Publié le: 5 mars 2021

Initiatives agraires: le règne des utopies

Pesticides – Il faut absolument faire barrage à ces deux initiatives populaires qui nous vendent un cauchemar pour un rêve. Votation le 13 juin prochain!

Imaginez un petit pays de petites plaines et de grandes montagnes où les paysans produiraient des denrées alimentaires bio sans faire usage de pesticide, ni de produit phytosanitaire ni même d’antibiotique pour leurs animaux. Les exploitations agricoles fonctionneraient sur un mode autarcique. Cela veut dire qu’elles ne nourriraient leurs chèvres, poules, vaches et cochons qu’avec leur propre production. Et le gouvernement de ce pays ne subventionnerait que les exploitations dédiées au bio, autarciques. De plus, il ne financerait que la recherche pour ce type d’exploitation. Le gouvernement introduirait également une stricte interdiction de tout pesticides de synthèse, y compris les produits phytosanitaires et les biocides. Cela vaudrait même pour tous les produits importés en Suisse.

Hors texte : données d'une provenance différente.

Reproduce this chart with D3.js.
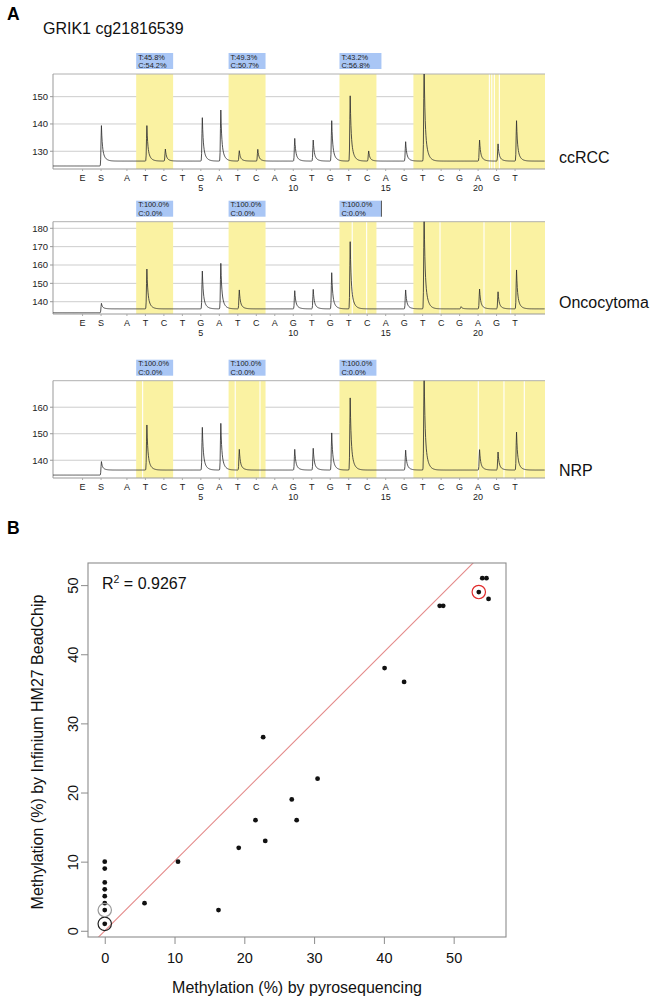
<!DOCTYPE html>
<html><head><meta charset="utf-8">
<script src="https://cdn.jsdelivr.net/npm/d3@7"></script>
<style>body{margin:0;background:#fff} svg{display:block;font-family:"Liberation Sans",Arial,Helvetica,sans-serif}</style>
</head><body><svg id="c" width="658" height="1003"></svg>
<script>
// ---------- Panel A data ----------
const dispensationLetters = ["E","S","A","T","C","T","G","A","T","C","A","G","T","G","T","C","A","G","T","C","G","A","G","T"];
const dispensationOrder  = [-1.4,-0.4,1,2,3,4,5,6,7,8,9,10,11,12,13,14,15,16,17,18,19,20,21,22];
const numberLabels = [5,10,15,20];
const cpgSites = [[2,3],[7,8],[13,14]];
const variableRegionStart = 17;
const sampleNames = ["ccRCC","Oncocytoma","NRP"];

const ccrccT = ["T:45.8%","T:49.3%","T:43.2%"];
const ccrccC = ["C:54.2%","C:50.7%","C:56.8%"];
const oncoT = ["T:100.0%","T:100.0%","T:100.0%"];
const oncoC = ["C:0.0%","C:0.0%","C:0.0%"];
const nrpT = ["T:100.0%","T:100.0%","T:100.0%"];
const nrpC = ["C:0.0%","C:0.0%","C:0.0%"];

// peak tops for dispensations 1..22 (null = no peak)
const ccrccPeaks = [null,139.4,130.8,null,142.3,145.1,130.2,130.7,null,134.7,134.1,141.2,150.3,130.1,null,133.5,162,null,null,134.1,132.7,141.2];
const oncoPeaks  = [null,157.8,null,null,156.7,160.9,146.4,null,null,146.0,146.7,155.8,172.7,null,null,146.4,188,null,137.3,146.9,145.4,157.3];
const nrpPeaks   = [null,153.3,null,null,152.4,153.9,144.1,null,null,144.1,144.5,150.3,163.5,null,null,143.8,174,null,null,144.0,143.1,150.6];
const ccrccS = 139.4, oncoS = 139.1, nrpS = 139.5;
const ccrccBase = [124.6,126.4], oncoBase = [134.0,136.1], nrpBase = [134.4,136.3];
const ccrccTicks = [130,140,150], oncoTicks = [140,150,160,170,180], nrpTicks = [140,150,160];
const ccrccDomain = [123.5,158.3], oncoDomain = [133.3,183.6], nrpDomain = [133.3,170];
const ccrccSeparators = [20.61,20.74,20.88,21.15];
const oncoSeparators = [13.19,13.97,17.94,20.32,21.76];
const nrpSeparators = [1.85,6.86,8.2,20.01,21.4,22.5];

// ---------- Panel B data ----------
const pyroValues = [0,0,0,0,0,0,0,0,5.7,10.5,16.3,19.2,21.6,22.7,23.0,26.8,27.5,30.5,40.1,42.9,48.0,48.5,53.6,54.1,54.7,55.0];
const hm27Values = [10,9,7,6,5,4,3,1,4,10,3,12,16,28,13,19,16,22,38,36,47,47,49,51,51,48];
const highlighted = [{i:7,sample:"Oncocytoma"},{i:6,sample:"NRP"},{i:22,sample:"ccRCC"}];
const regression = [-0.01,1.008];
const r2Text = "0.9267";
const xTicksB = [0,10,20,30,40,50], yTicksB = [0,10,20,30,40,50];

// ---------- drawing ----------
const svg = d3.select("#c");
const FONT = '"Liberation Sans",Arial,Helvetica,sans-serif';

svg.append("text").attr("x",7).attr("y",20).attr("font-size",17.5).attr("font-weight","bold").text("A");
svg.append("text").attr("x",43).attr("y",34).attr("font-size",16).attr("fill","#111").text("GRIK1 cg21816539");

const x = d3.scaleLinear().domain([-3,23.62]).range([53,545]);
const xL = x.range()[0], xR = x.range()[1];

const panels = [
  {name:sampleNames[0], peaks:ccrccPeaks, s:ccrccS, base:ccrccBase, ticks:ccrccTicks, domain:ccrccDomain, sep:ccrccSeparators, T:ccrccT, C:ccrccC, top:74, bottom:169, labelY:163},
  {name:sampleNames[1], peaks:oncoPeaks, s:oncoS, base:oncoBase, ticks:oncoTicks, domain:oncoDomain, sep:oncoSeparators, T:oncoT, C:oncoC, top:221.7, bottom:314, labelY:308},
  {name:sampleNames[2], peaks:nrpPeaks, s:nrpS, base:nrpBase, ticks:nrpTicks, domain:nrpDomain, sep:nrpSeparators, T:nrpT, C:nrpC, top:380.7, bottom:478, labelY:476}
];

function shape(dx){
  if (dx < 0) return Math.exp(-Math.pow(dx/0.03,2));
  return 0.6*Math.exp(-dx/0.045) + 0.4*Math.exp(-dx/0.14);
}

panels.forEach((p,pi) => {
  const g = svg.append("g");
  const y = d3.scaleLinear().domain(p.domain).range([p.bottom,p.top]);
  g.selectAll(".grid").data(p.ticks).join("line")
    .attr("x1",xL).attr("x2",xR).attr("y1",d=>y(d)).attr("y2",d=>y(d))
    .attr("stroke","#cdcdcd").attr("stroke-width",1);
  const regions = cpgSites.map(s => [s[0]-0.5, s[1]+0.5]);
  regions.push([variableRegionStart-0.5, x.domain()[1]]);
  g.selectAll(".reg").data(regions).join("rect")
    .attr("x",d=>x(d[0])).attr("width",d=>x(d[1])-x(d[0]))
    .attr("y",p.top).attr("height",p.bottom-p.top)
    .attr("fill","#faf2a2");
  g.selectAll(".sep").data(p.sep).join("line")
    .attr("x1",d=>x(d)).attr("x2",d=>x(d)).attr("y1",p.top).attr("y2",p.bottom)
    .attr("stroke","#fff").attr("stroke-width",1.1);
  cpgSites.forEach((s,i) => {
    const x0 = x(s[0]-0.5), x1 = x(s[1]+0.5) + (i===2 && pi<2 ? 5 : 0);
    g.append("rect").attr("x",x0).attr("y",p.top-21).attr("width",x1-x0).attr("height",16).attr("fill","#a9c6f5");
    if (i===2 && pi===1) g.append("line").attr("x1",x1).attr("x2",x1).attr("y1",p.top-21).attr("y2",p.top-5).attr("stroke","#555").attr("stroke-width",1);
    g.append("text").attr("x",x0+2).attr("y",p.top-14.4).attr("font-size",7.4).attr("fill","#222").text(p.T[i]);
    g.append("text").attr("x",x0+2).attr("y",p.top-6).attr("font-size",7.4).attr("fill","#222").text(p.C[i]);
  });
  g.append("line").attr("x1",xL).attr("x2",xR).attr("y1",p.top).attr("y2",p.top).attr("stroke","#b0b0b0");
  g.append("line").attr("x1",xL).attr("x2",xR).attr("y1",p.bottom).attr("y2",p.bottom).attr("stroke","#999");
  g.append("line").attr("x1",xL).attr("x2",xL).attr("y1",p.top).attr("y2",p.bottom).attr("stroke","#999");
  g.selectAll(".yt").data(p.ticks).join("line")
    .attr("x1",xL-3).attr("x2",xL).attr("y1",d=>y(d)).attr("y2",d=>y(d)).attr("stroke","#999");
  g.selectAll(".yl").data(p.ticks).join("text")
    .attr("x",xL-5).attr("y",d=>y(d)).attr("dy","0.35em").attr("text-anchor","end")
    .attr("font-size",9.5).attr("fill","#222").text(d=>d);
  g.selectAll(".xt").data(dispensationOrder).join("line")
    .attr("x1",d=>x(d)).attr("x2",d=>x(d)).attr("y1",p.bottom).attr("y2",p.bottom+2).attr("stroke","#aaa");
  const clipId = "clip"+pi;
  svg.append("clipPath").attr("id",clipId).append("rect")
    .attr("x",xL).attr("y",p.top).attr("width",xR-xL).attr("height",p.bottom-p.top);
  const sPos = dispensationOrder[1] + 0.02;
  const peakList = p.peaks.map((v,i) => v==null ? null : {pos: i+1+0.08, amp: v - p.base[1]}).filter(d=>d);
  peakList.push({pos:sPos, amp:p.s - p.base[1]});
  const xs = d3.range(x.domain()[0], x.domain()[1], 0.02);
  const pts = xs.map(xx => {
    let v = xx < sPos ? p.base[0] + (p.base[1]-p.base[0])*Math.exp(-Math.pow((xx-sPos)/0.03,2)) : p.base[1];
    peakList.forEach(pk => { v += pk.amp*shape(xx-pk.pos); });
    return [xx, v];
  });
  g.append("path").attr("clip-path",`url(#${clipId})`)
    .attr("d", d3.line().x(d=>x(d[0])).y(d=>y(d[1]))(pts))
    .attr("fill","none").attr("stroke","#333").attr("stroke-width",0.85);
  g.selectAll(".lt").data(dispensationLetters).join("text")
    .attr("x",(d,i)=>x(dispensationOrder[i])).attr("y",p.bottom+11.8)
    .attr("text-anchor","middle").attr("font-size",9).attr("fill","#1a1a1a").text(d=>d);
  g.selectAll(".nm").data(numberLabels).join("text")
    .attr("x",d=>x(d)).attr("y",p.bottom+22)
    .attr("text-anchor","middle").attr("font-size",9).attr("fill","#1a1a1a").text(d=>d);
  g.append("text").attr("x",559).attr("y",p.labelY).attr("font-size",16).attr("fill","#111").text(p.name);
});

// ---------- Panel B ----------
svg.append("text").attr("x",7).attr("y",534).attr("font-size",17.5).attr("font-weight","bold").text("B");
const bx = d3.scaleLinear().domain([-2.4,57.5]).range([88,506]);
const by = d3.scaleLinear().domain([-0.9,53.2]).range([937,563]);

svg.append("clipPath").attr("id","clipB").append("rect").attr("x",88).attr("y",563).attr("width",418).attr("height",374);
svg.append("line").attr("clip-path","url(#clipB)")
  .attr("x1",bx(bx.domain()[0])).attr("y1",by(regression[0]+regression[1]*bx.domain()[0]))
  .attr("x2",bx(bx.domain()[1])).attr("y2",by(regression[0]+regression[1]*bx.domain()[1]))
  .attr("stroke","#e48b8b").attr("stroke-width",1.1);

svg.append("rect").attr("x",88).attr("y",563).attr("width",418).attr("height",374)
  .attr("fill","none").attr("stroke","#8c8c8c").attr("stroke-width",1.1);

const xa = svg.append("g").attr("transform","translate(0,937)")
  .call(d3.axisBottom(bx).tickValues(xTicksB).tickSize(7).tickPadding(9));
xa.select(".domain").remove();
xa.selectAll("line").attr("stroke","#8c8c8c");
xa.selectAll("text").attr("font-size",14.5).attr("font-family",FONT).attr("fill","#111");

const ya = svg.append("g").attr("transform","translate(88,0)")
  .call(d3.axisLeft(by).tickValues(yTicksB).tickSize(7));
ya.select(".domain").remove();
ya.selectAll("line").attr("stroke","#8c8c8c");
ya.selectAll("text").attr("x",null).attr("dy",null).attr("y",0)
  .attr("transform","translate(-10,0) rotate(-90)").attr("text-anchor","middle")
  .attr("font-size",14.5).attr("font-family",FONT).attr("fill","#111");

svg.append("text").attr("x",297).attr("y",993).attr("text-anchor","middle").attr("font-size",16).attr("fill","#111")
  .text("Methylation (%) by pyrosequencing");
svg.append("text").attr("transform","translate(43,752) rotate(-90)").attr("text-anchor","middle").attr("font-size",16).attr("fill","#111")
  .text("Methylation (%) by Infinium HM27 BeadChip");

const r2 = svg.append("text").attr("x",102).attr("y",589).attr("font-size",16).attr("fill","#111");
r2.append("tspan").text("R");
r2.append("tspan").attr("font-size",10.5).attr("dy",-6).text("2");
r2.append("tspan").attr("dy",6).text(" = " + r2Text);

svg.selectAll(".pt").data(pyroValues).join("circle")
  .attr("cx",d=>bx(d)).attr("cy",(d,i)=>by(hm27Values[i])).attr("r",2.4).attr("fill","#111");

const hlColor = {ccRCC:"#e02b2b", Oncocytoma:"#222", NRP:"#999"};
svg.selectAll(".hl").data(highlighted).join("circle")
  .attr("cx",d=>bx(pyroValues[d.i])).attr("cy",d=>by(hm27Values[d.i])).attr("r",6.7)
  .attr("fill","none").attr("stroke",d=>hlColor[d.sample]).attr("stroke-width",1.2);
</script></body></html>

Sans pesticides les rendements des récoltes seraient en baisse et conduiraient à une hausse des prix. De toute façon, le bio serait imposé à tout le monde. Les bétails seraient réduits à peau de chagrin puisqu’il faudrait disposer d’assez de terre pour les nourrir directement. Le gouvernement devrait in fine subventionner une ribambelle d‘exploitations. Pire encore, pour combler la baisse de la production, il faudrait importer des denrées alimentaires bio en masse.

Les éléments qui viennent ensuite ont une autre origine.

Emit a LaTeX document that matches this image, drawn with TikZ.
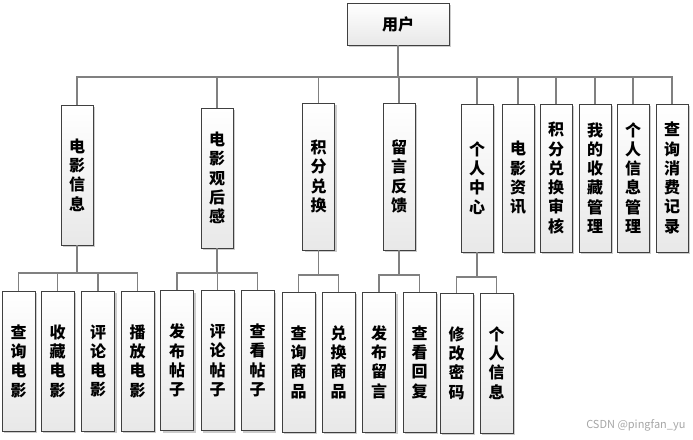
\documentclass[tikz,border=0pt]{standalone}
\usepackage{fontspec}
\usepackage{xcolor}
\usetikzlibrary{shadows}
\newfontfamily\cjk{Noto Sans CJK SC}

\definecolor{linkgray}{HTML}{808080}
\definecolor{boxgray}{HTML}{404040}

\tikzset{
    box/.style={draw=boxgray, line width=0.9pt, top color=white, bottom color=black!9,
        drop shadow={shadow xshift=2pt, shadow yshift=-2pt, opacity=.2, fill=black},
        inner sep=0pt, align=center, minimum width=32pt,
        font=\cjk\bfseries\fontsize{16}{19.3}\selectfont},
    link/.style={draw=linkgray, line width=1.4pt}
}

\begin{document}
\begin{tikzpicture}[x=1pt, y=-1pt]
    \useasboundingbox (0,0) rectangle (693,439);

    % root
    \node[box, minimum width=102pt, minimum height=42pt] (user) at (398,24) {用户};

    % first level
    \node[box, minimum height=140pt] (info) at (77,175) {电\\影\\信\\息};
    \node[box, minimum height=140pt] (review) at (217,178) {电\\影\\观\\后\\感};
    \node[box, minimum height=147pt] (points) at (318.5,176.5) {积\\分\\兑\\换};
    \node[box, minimum height=147pt] (feedback) at (399,176.5) {留\\言\\反\\馈};
    \node[box, minimum height=148pt] (center) at (477,178) {个\\人\\中\\心};
    \node[box, minimum height=148pt] (news) at (518,178) {电\\影\\资\\讯};
    \node[box, minimum height=148pt] (audit) at (556,178) {积\\分\\兑\\换\\审\\核};
    \node[box, minimum height=148pt] (fav) at (595,178) {我\\的\\收\\藏\\管\\理};
    \node[box, minimum height=148pt] (profile) at (633,178) {个\\人\\信\\息\\管\\理};
    \node[box, minimum height=148pt] (record) at (672,178) {查\\询\\消\\费\\记\\录};

    % second level
    \node[box, minimum width=33pt, minimum height=140pt] (info1) at (18.5,361) {查\\询\\电\\影};
    \node[box, minimum width=33pt, minimum height=140pt] (info2) at (57.5,361) {收\\藏\\电\\影};
    \node[box, minimum width=33pt, minimum height=140pt] (info3) at (98,361) {评\\论\\电\\影};
    \node[box, minimum width=33pt, minimum height=140pt] (info4) at (137.5,361) {播\\放\\电\\影};

    \node[box, minimum width=33pt, minimum height=140pt] (review1) at (177,360.5) {发\\布\\帖\\子};
    \node[box, minimum width=33pt, minimum height=140pt] (review2) at (217.5,360.5) {评\\论\\帖\\子};
    \node[box, minimum width=33pt, minimum height=140pt] (review3) at (257.5,360.5) {查\\看\\帖\\子};

    \node[box, minimum width=33pt, minimum height=140pt] (points1) at (298.5,362) {查\\询\\商\\品};
    \node[box, minimum width=33pt, minimum height=140pt] (points2) at (338.5,362) {兑\\换\\商\\品};

    \node[box, minimum width=33pt, minimum height=140pt] (feedback1) at (379,362) {发\\布\\留\\言};
    \node[box, minimum width=33pt, minimum height=140pt] (feedback2) at (419.5,362) {查\\看\\回\\复};

    \node[box, minimum width=33pt, minimum height=140pt] (center1) at (456.5,363) {修\\改\\密\\码};
    \node[box, minimum width=33pt, minimum height=140pt] (center2) at (496.5,363) {个\\人\\信\\息};

    % root to first level
    \coordinate (bus) at (0,77);
    \draw[link] (user.south) -- (user.south |- bus);
    \draw[link] (info.north) -- (info.north |- bus) -- (record.north |- bus) -- (record.north);
    \foreach \n in {review, points, feedback, center, news, audit, fav, profile}
        \draw[link] (\n.north) -- (\n.north |- bus);

    % first to second level
    \draw[link] (info.south) -- (info.south |- 0,273);
    \draw[link] (info1.north) -- (info1.north |- 0,273) -- (info4.north |- 0,273) -- (info4.north);
    \draw[link] (info2.north) -- (info2.north |- 0,273);
    \draw[link] (info3.north) -- (info3.north |- 0,273);

    \draw[link] (review.south) -- (review.south |- 0,273);
    \draw[link] (review1.north) -- (review1.north |- 0,273) -- (review3.north |- 0,273) -- (review3.north);
    \draw[link] (review2.north) -- (review2.north |- 0,273);

    \draw[link] (points.south) -- (points.south |- 0,275);
    \draw[link] (points1.north) -- (points1.north |- 0,275) -- (points2.north |- 0,275) -- (points2.north);

    \draw[link] (feedback.south) -- (feedback.south |- 0,275);
    \draw[link] (feedback1.north) -- (feedback1.north |- 0,275) -- (feedback2.north |- 0,275) -- (feedback2.north);

    \draw[link] (center.south) -- (center.south |- 0,277);
    \draw[link] (center1.north) -- (center1.north |- 0,277) -- (center2.north |- 0,277) -- (center2.north);

    % watermark
    \node[text=black!35, font=\cjk\fontsize{11}{13}\selectfont, anchor=east] (mark) at (689,425) {CSDN @pingfan\_yu};
\end{tikzpicture}
\end{document}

«on ne peut pas vivre seulement d’amour et d’eau fraîche.»

Voilà! Seulement, l’interdiction des biocides empêcherait de pouvoir importer des denrées alimentaires dans des conditions d’hygiène saine. En fin de compte, tout le monde devrait aller acheter ses fruits et légumes au marché du coin parce que l’hygiène des transports de denrées alimentaires ne pourrait plus être garantie. Les prix des denrées alimentaires crèveraient le plafond et l’on aurait vite fait de se rendre compte que l’on ne peut pas vivre seulement d’amour et d’eau fraîche, à savoir des utopies. Pourtant ces propositions utopiques feront les objets de la votation populaire le 13 juin prochain. L’initiative populaire «Pour une eau potable propre» prévoit une interdiction complète d’utiliser des pesticides et d’acheter des aliments pour animaux entraînerait une diminution de la production dans de nombreuses exploitations bénéficiant de paiements directs et mènerait à des baisses de rendement. La contrainte de ne nourrir les animaux qu’avec du fourrage produit dans l’exploitation imposerait des restrictions extrêmes à la production d’œufs, de volailles et de porcs. Le recul de la production provoquerait une hausse des prix des denrées alimentaires suisses et une augmentation des importations, dont nous ne pouvons pas contrôler la qualité. Une adoption de l’initiative signerait l’arrêt de nombreuses exploitations en raison d’une augmentation du travail et des coûts qui ne seront plus pris en charge ou conduirait des exploitations agricoles à quitter le système des paiements directs et ne soient plus tenues de respecter les exigences des prestations écologiques requises. La charge environnementale ne diminuerait pas comme prévu, mais au contraire augmenterait. Finalement, la qualité de l’eau potable suisse est extrêmement élevée en comparaison mondiale. Il s’agit d’en prendre soin mais avec des mesures raisonnables et réalistes.

L’initiative populaire «Pour une Suisse libre de pesticide» diminue la rentabilité, renchérit la production de denrées alimentaires en Suisse et réduit encore plus leur compétiti­vité. Les produits phytosanitaires (PPh) sont nécessaires pour produire des denrées alimentaires en quantité suffisante et dans la qualité requise en Suisse. Les pertes de récoltes seraient importantes. L’auto-approvisionnement en denrées alimentaires suisses est menacé sans PPh. De plus, les importations resteraient coûteuses puisqu’elles doivent aussi être produites sans pesticide de synthèse. L’initiative ne tient pas compte de l’évolution dans l’agriculture et l’horticulture suisses: les agriculteurs et les horticulteurs suisses sont des entrepreneurs innovants. Évoluant constamment et s’orientant vers les besoins du marché, ils réduisent l’utilisation de PPh en continu et ont élaboré des standards sectoriels avec le commerce de détail, tels SwissGAP et SUISSE GARANTIE, qui sont appréciés par les consommateurs. De plus, l’initiative n’est pas compatible avec le droit de l’OMC. Une interdiction générale des importations de produits fabriqués avec des pesticides de synthèse ne serait guère compatible avec le droit de l’OMC et les engage­ments contractés dans le cadre des accords commerciaux de libre-échange. Il faut absolument faire barrage à ces deux initiatives populaires qui nous vendent un cauchemar pour un rêve, une utopie quoi!